I got past the impasse in two ways. First, I picked up some of the necessary skills (primarily an understanding of folk song structure) by osmosis as Chris and I spent year after year learning and playing songs. Second, I eventually managed to lower the bar of worthiness in my mind to the point where I could jump it. And eventually an idea for a song came along which I was both capable of writing and interested in writing.
It was actually someone else’s idea. Barry Tashian was teaching a singing class at Augusta, and told about his uncle, a famous Chicago businessman who came to America as a penniless stowaway. Barry learned that his uncle had written an autobiography called “Stowaway to Heaven”—get it?—and tried for a year to write a gospel song with that title, only to conclude that it would never work because “you can’t stow away to heaven.” The idea of not being able to stow away to heaven stuck with me, and just as we were leaving Elkins it occurred to me that maybe you could write a song about that. So on the drive home I wrote my first song.
I wrote a few more songs, then ran them past a songwriter I respect, who said they weren’t great but was surprised they were any good at all, and encouraged me to keep at it. I worked at it for awhile, but then stopped, deliberately. The process of assembling some basic songwriting skills had given me a clearer appreciation for what it would take to write really good songs—and I decided I didn’t want to invest the time. There are plenty of good songs in the world, most of them better than I could hope to write, and I didn’t have any strong desire to express myself in song.
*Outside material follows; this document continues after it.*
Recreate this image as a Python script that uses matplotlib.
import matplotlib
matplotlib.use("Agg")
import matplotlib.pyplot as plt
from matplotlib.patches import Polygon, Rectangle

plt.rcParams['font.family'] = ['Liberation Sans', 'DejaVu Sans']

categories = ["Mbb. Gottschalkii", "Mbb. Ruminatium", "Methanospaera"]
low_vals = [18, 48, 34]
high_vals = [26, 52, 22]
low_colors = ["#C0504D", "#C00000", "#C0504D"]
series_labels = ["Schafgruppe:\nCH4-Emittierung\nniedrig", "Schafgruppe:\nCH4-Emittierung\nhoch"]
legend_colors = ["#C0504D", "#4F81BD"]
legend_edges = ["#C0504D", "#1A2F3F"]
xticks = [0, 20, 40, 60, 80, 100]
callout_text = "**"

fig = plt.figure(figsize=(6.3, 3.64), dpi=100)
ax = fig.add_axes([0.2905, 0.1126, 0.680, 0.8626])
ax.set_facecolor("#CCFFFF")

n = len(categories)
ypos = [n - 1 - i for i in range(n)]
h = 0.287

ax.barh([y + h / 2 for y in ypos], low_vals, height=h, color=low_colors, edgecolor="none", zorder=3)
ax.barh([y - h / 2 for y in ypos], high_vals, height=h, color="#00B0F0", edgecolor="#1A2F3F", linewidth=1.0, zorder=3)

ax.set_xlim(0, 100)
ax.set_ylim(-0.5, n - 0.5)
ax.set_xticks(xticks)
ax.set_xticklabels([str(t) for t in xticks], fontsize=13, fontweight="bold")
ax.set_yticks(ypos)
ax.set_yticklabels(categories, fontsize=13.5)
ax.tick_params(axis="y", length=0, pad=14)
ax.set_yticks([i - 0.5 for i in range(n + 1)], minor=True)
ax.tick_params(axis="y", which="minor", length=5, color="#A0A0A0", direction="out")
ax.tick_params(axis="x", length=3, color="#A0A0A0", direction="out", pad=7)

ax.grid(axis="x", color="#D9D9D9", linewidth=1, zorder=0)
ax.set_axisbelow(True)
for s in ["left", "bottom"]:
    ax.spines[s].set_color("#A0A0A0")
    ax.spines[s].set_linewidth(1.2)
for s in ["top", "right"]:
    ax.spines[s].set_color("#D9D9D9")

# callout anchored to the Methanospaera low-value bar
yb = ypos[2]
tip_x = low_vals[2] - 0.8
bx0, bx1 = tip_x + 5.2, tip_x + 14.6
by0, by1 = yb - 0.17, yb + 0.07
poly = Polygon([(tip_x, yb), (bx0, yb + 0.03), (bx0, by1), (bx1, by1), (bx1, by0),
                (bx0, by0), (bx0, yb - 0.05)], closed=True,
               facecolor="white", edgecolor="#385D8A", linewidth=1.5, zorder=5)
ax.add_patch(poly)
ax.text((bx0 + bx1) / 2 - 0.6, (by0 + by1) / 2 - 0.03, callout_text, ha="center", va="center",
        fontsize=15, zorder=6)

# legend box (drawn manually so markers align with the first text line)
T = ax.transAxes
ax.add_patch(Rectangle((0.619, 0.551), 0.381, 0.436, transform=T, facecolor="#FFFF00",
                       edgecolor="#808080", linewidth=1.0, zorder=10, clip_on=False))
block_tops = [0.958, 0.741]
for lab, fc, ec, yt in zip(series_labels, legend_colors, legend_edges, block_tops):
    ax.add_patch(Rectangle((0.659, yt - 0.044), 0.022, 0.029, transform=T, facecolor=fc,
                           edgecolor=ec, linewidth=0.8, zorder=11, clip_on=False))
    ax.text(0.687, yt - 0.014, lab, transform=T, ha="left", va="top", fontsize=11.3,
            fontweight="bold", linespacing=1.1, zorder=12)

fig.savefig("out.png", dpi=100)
I have had a similar experience with writing prose, though rockier and longer-lived. I suppose in the early days I might have had vague daydreams about being known somehow for my writing, but no burning desire to pursue them. Meanwhile I found other more modest goals that required writing skills, and sporadically practiced my way up the ladder. At each rung I saw more clearly how difficult it would be to reach the upper parts, daunting enough to put any daydreams to death—but I also saw clearly what it would take to take the next step, and so when a reason came along to do that I was willing to put in the work.
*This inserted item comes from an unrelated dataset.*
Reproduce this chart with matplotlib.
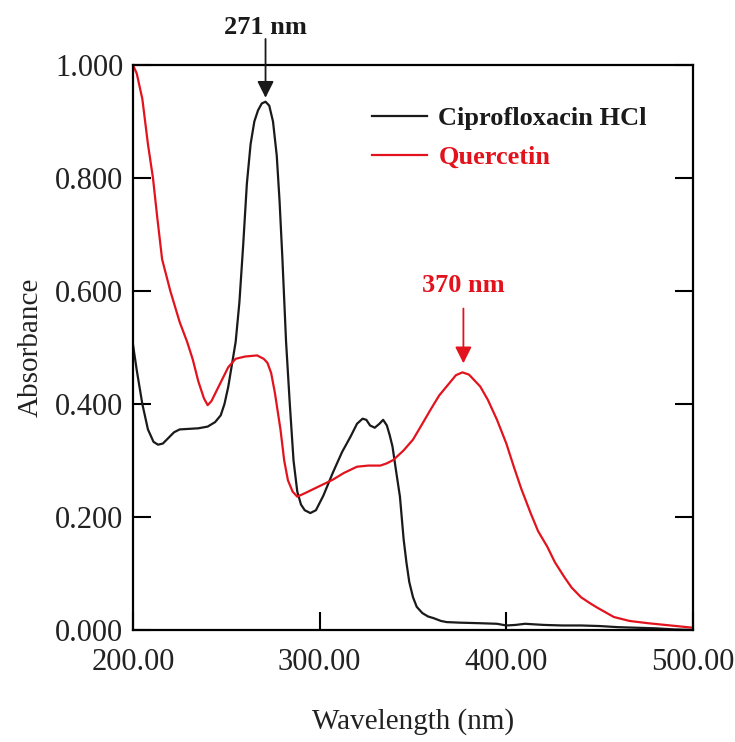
import matplotlib.pyplot as plt

# Ciprofloxacin HCl spectrum
cipro_nm = [200, 202, 205, 208, 211, 213.4, 216, 219, 222, 225, 230, 235, 240, 244, 247, 249,
            251, 253, 255, 257, 259, 261, 263, 265, 267, 269, 271, 273, 275, 277, 278.5, 280,
            282, 284, 286, 288, 290, 292, 295, 298, 302, 307, 312, 316.5, 320, 323, 325, 327,
            329.5, 332, 334, 336, 337.5, 339, 341, 343, 345, 346.5, 348, 350, 352, 355, 358,
            361, 365, 368, 375, 386, 395, 400, 405, 410, 415, 420, 430, 440, 450, 460, 470,
            480, 490, 500]
cipro_abs = [0.505, 0.46, 0.40, 0.355, 0.333, 0.328, 0.33, 0.34, 0.35, 0.355, 0.356, 0.357,
             0.36, 0.368, 0.38, 0.40, 0.43, 0.47, 0.51, 0.58, 0.68, 0.79, 0.86, 0.90, 0.92,
             0.932, 0.935, 0.928, 0.90, 0.84, 0.76, 0.66, 0.51, 0.40, 0.30, 0.245, 0.222,
             0.212, 0.207, 0.212, 0.238, 0.278, 0.315, 0.342, 0.365, 0.374, 0.372, 0.362,
             0.358, 0.365, 0.372, 0.362, 0.345, 0.325, 0.28, 0.236, 0.16, 0.119, 0.085,
             0.058, 0.041, 0.03, 0.024, 0.021, 0.016, 0.014, 0.013, 0.012, 0.011, 0.008,
             0.009, 0.011, 0.010, 0.009, 0.008, 0.008, 0.007, 0.005, 0.004, 0.003, 0.001, 0.0]

# Quercetin spectrum
querc_nm = [200, 202, 205, 208, 210.7, 213, 215.6, 220, 225, 229, 232, 235, 238, 240, 242,
            245, 248, 251, 255, 260, 266.5, 270, 272, 274, 276, 279, 281, 283, 285.5, 288,
            292, 297, 302, 307, 313, 320, 326, 332.5, 336, 339.5, 345, 350, 355, 359.4, 364,
            368.5, 373, 376.5, 380, 386, 390, 395, 400, 404, 408, 413, 417, 422, 426, 431,
            435, 440, 445, 449, 457.6, 466, 476, 488, 500]
querc_abs = [1.0, 0.985, 0.94, 0.86, 0.80, 0.73, 0.656, 0.60, 0.545, 0.51, 0.479, 0.44, 0.41,
             0.398, 0.405, 0.425, 0.445, 0.465, 0.48, 0.484, 0.486, 0.48, 0.473, 0.455, 0.42,
             0.355, 0.30, 0.265, 0.245, 0.236, 0.242, 0.25, 0.258, 0.266, 0.278, 0.289, 0.291,
             0.291, 0.295, 0.301, 0.318, 0.337, 0.365, 0.39, 0.415, 0.433, 0.451, 0.456,
             0.452, 0.431, 0.408, 0.372, 0.33, 0.289, 0.25, 0.207, 0.175, 0.147, 0.12, 0.094,
             0.075, 0.058, 0.047, 0.039, 0.023, 0.016, 0.012, 0.008, 0.004]

labels = ['Ciprofloxacin HCl', 'Quercetin']
x_ticks = [200, 300, 400, 500]
y_ticks = [0.0, 0.2, 0.4, 0.6, 0.8, 1.0]

black = '#1a1a1a'
red = '#e3131d'

plt.rcParams['font.family'] = ['Liberation Serif', 'DejaVu Serif']

fig = plt.figure(figsize=(7.35, 7.42), dpi=100)
ax = fig.add_axes([133/735, 1 - 630/742, (693-133)/735, (630-65)/742])

ax.plot(cipro_nm, cipro_abs, color=black, lw=1.6, label=labels[0])
ax.plot(querc_nm, querc_abs, color=red, lw=1.6, label=labels[1])

ax.set_xlim(200, 500)
ax.set_ylim(0, 1.0)
ax.set_xticks(x_ticks)
ax.set_xticklabels(['%.2f' % v for v in x_ticks])
ax.set_yticks(y_ticks)
ax.set_yticklabels(['%.3f' % v for v in y_ticks])
ax.tick_params(direction='in', length=13, width=1.5, labelsize=22, labelcolor='#222222',
               right=True, top=False, pad=7)
ax.tick_params(axis='x', pad=13)
for s in ax.spines.values():
    s.set_linewidth(1.6)

ax.set_xlabel('Wavelength (nm)', fontsize=21, color='#222222', labelpad=22)
ax.set_ylabel('Absorbance', fontsize=21, color='#222222', labelpad=8)

leg = ax.legend(loc='upper left', bbox_to_anchor=(372/735, 1 - 107/742),
                bbox_transform=fig.transFigure, frameon=False, borderpad=0,
                borderaxespad=0, handlelength=2.1, handletextpad=0.42, labelspacing=0.58,
                prop={'weight': 'bold', 'size': 19})
for t, c in zip(leg.get_texts(), [black, red]):
    t.set_color(c)

# peak markers
ax.text(271, 1.066, '271 nm', ha='center', va='center', fontsize=19, fontweight='bold',
        color=black, clip_on=False)
ax.annotate('', xy=(271, 0.942), xytext=(271, 1.046),
            arrowprops=dict(arrowstyle='-|>', color=black, lw=1.3, mutation_scale=25,
                            shrinkA=0, shrinkB=0), annotation_clip=False)
ax.text(377, 0.61, '370 nm', ha='center', va='center', fontsize=19, fontweight='bold',
        color=red)
ax.annotate('', xy=(377, 0.472), xytext=(377, 0.569),
            arrowprops=dict(arrowstyle='-|>', color=red, lw=1.3, mutation_scale=25,
                            shrinkA=0, shrinkB=0))

fig.savefig('out.png', dpi=100)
So the daydreams shrunk from being a writer, to having written important books, to having written an important book, to having written a book—and even that thought is something I put aside several years ago. Meanwhile, my actual writing has grown from participating occasionally in Usenet discussions, to participating frequently, to participating with a focus, to making diary entries on a blog, to offering thoughtfully annotated links on a blog, to making thoughtful original entries on a blog. It used to be I didn’t have much to say, and most of it was clever comments. Now I can write one to two thousand words on a topic that interests me before it starts to feel unnatural. That’s the size of a (short) chapter, and 10-20 chapters can make a book.
So maybe there will be one or more books in my writing future after all. There are still several skills I’d need to master first, skills I haven’t needed to master for other reasons and which I can’t yet justify spending the time to master just to produce a book. But those skills may come.
I do keep notes on books I might possibly write. One of them is currently titled I Can Work With This. The inspiration came from Michael Lewis, a writer I admire who has written books I admire. It came as I was reading a long article he wrote about the Greek financial crisis. Here are the relevant passages, where Lewis is recounting his trip to a monastery to meet the monk in charge [emphasis added]:
But I also wondered how a bunch of odd-looking guys who had walked away from the material world had such a knack for getting their way in it: how on earth do monks, of all people, wind up as Greece’s best shot at a Harvard Business School case study?
After about two hours I work up the nerve to ask him [the head monk’s assistant]. To my surprise he takes me seriously. He points to a sign he has tacked up on one of his cabinets, and translates it from the Greek: the smart person accepts. the idiot insists.
He got it, he says, on one of his business trips to the Ministry of Tourism. “This is the secret of success for anywhere in the world, not just the monastery,” he says, and then goes on to describe pretty much word for word the first rule of improvisational comedy, or for that matter any successful collaborative enterprise. Take whatever is thrown at you and build upon it. “Yes … and” rather than “No … but.” “The idiot is bound by his pride,” he says. “It always has to be his way. This is also true of the person who is deceptive or doing things wrong: he always tries to justify himself. A person who is bright in regard to his spiritual life is humble. He accepts what others tell him—criticism, ideas—and he works with them.” […]
When we are introduced, Ephraim [the head monk] clasps my hand and holds it for a very long time. It crosses my mind that he is about to ask me what I want for Christmas. Instead he says, “What is your faith?” “Episcopalian,” I cough out. He nods; he calibrates: it could be worse; it probably is worse. “You are married?” he asks. “Yes.” “You have children?” I nod; he calibrates: I can work with this. He asks for their names …
This excerpt will be part of the book’s introduction. I have lots of other notes about what else might go into the book, but just one note so far on this excerpt:
Accepting what others tell you does not require you to accept that it is true, only that it is what the other person thinks. You don’t need to change that, or even express an opinion about it. The only important question: can you work with it?